No one would blame Ricardo for that. He’d been young — he’d loved his mother, his siblings. He’d known that if he destroyed his father, the whole family would fall with him.
That was never his sin.
I was about to say so when Ricardo gave a thin, bitter smile.
“You think you didn’t love yours~?”
Ah.
I was speechless.
Seeing my face, he smiled faintly, the bitterness deepening.
“So you’re going out there to kill them yourself?”
“Yes.”
Once I got my phone, I’d contact Yehyeon immediately.
I had to report what I’d remembered — and ask when I’d be cleared to go outside. He was surely arranging everything already, but after remembering so much, impatience gnawed at me.
Especially after reading Eve’s letter.
The air was thick with early-evening heat.
Ricardo lowered the elbow he’d been resting on the chair.
“I’m going too~.”
The words dropped like a bomb.
My eyes widened.
He must’ve found my expression amusing — a faint laugh colored his voice.
“Better to bend now than cling stubbornly and regret it later....”
I didn’t understand.
What stubbornness? What regret?
But I didn’t ask. I just sat there, speechless, then nodded automatically. A reflex born from urgency.
Only afterward did gratitude hit me.
And a heavy sense of guilt.
“Thank you.”
Quietly, I added,
“I’m really sorry.”
“Don’t apologize~. Makes me feel like I have to too~.”
He answered casually.
That was how the conversation ended.
Silence filled the kitchen again.
I ate the rest of the pasta in a haze of tangled emotions — not knowing if I wanted to cry, laugh, or scream.

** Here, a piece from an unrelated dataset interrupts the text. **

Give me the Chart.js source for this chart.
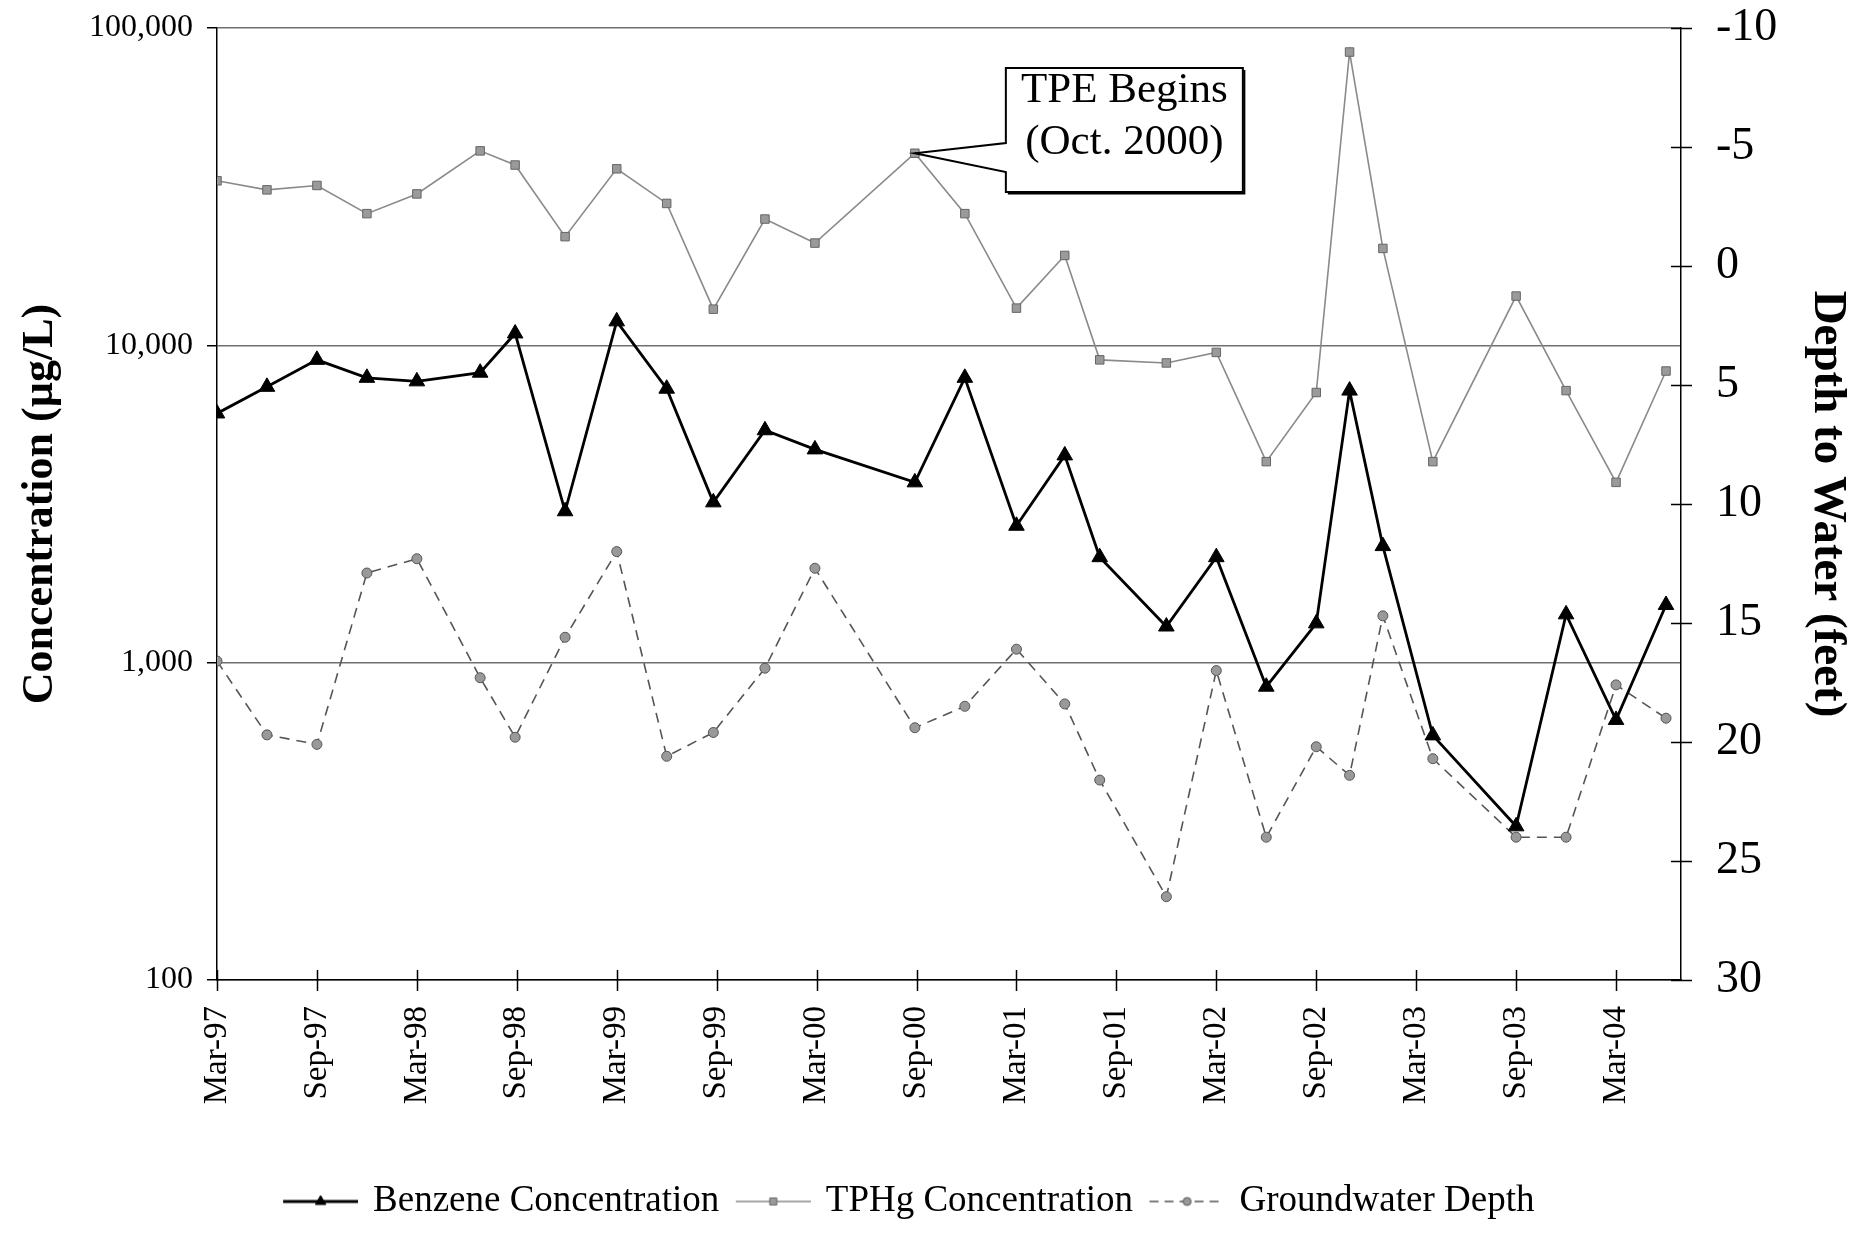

He too focused silently on finishing his meal.
Afterward, we cleaned up in silence.
When I finished tidying up and was about to leave, Ricardo brewed coffee.
Espresso.
When I tried to dilute it, he barked,
“For god’s sake, don’t commit that barbaric act~.”
But this time, I stood my ground.
“I can’t drink that medicine-like stuff.”
Ricardo looked utterly exhausted dealing with someone who couldn’t appreciate “real taste.”
Well, I knew how his countrymen got about food. Their snobbery about drinks like Americano clearly hadn’t changed.
If I brought out Hawaiian pizza, he’d probably glare the same way.
So stubborn.
So I stood my ground and made my Americano right beside him.
After enduring his look of pure contempt and finishing my cup, I quickly headed for the door.
“I’ve caused enough trouble. I’ll be going now. Have a good night, senior.”
“Stay over~?”
“I’m truly grateful for the offer, but I miss my cabin too much. Haven’t been able to look after it for a few days.”
I replied with a light, practiced tone.
Then I looked at him leaning against the doorway and smiled wryly.
“I’m just gonna crawl into my blanket and cry myself to sleep.”
He studied me with that inscrutable look.
Still the same green eyes — difficult to read, but no longer burning with the same anger as before. Whatever had replaced it, I couldn’t tell.
The man nodded once in silence — a wordless farewell.
I returned the gesture quietly, then left for home.
***
“Hildebert.”
The next morning, I was greeted by someone I absolutely hadn’t expected.
“Your phone.”
Jonathan Kudo.
Standing there in the early morning light, holding a brand-new phone, was my patrol partner — the man who still lived in the past.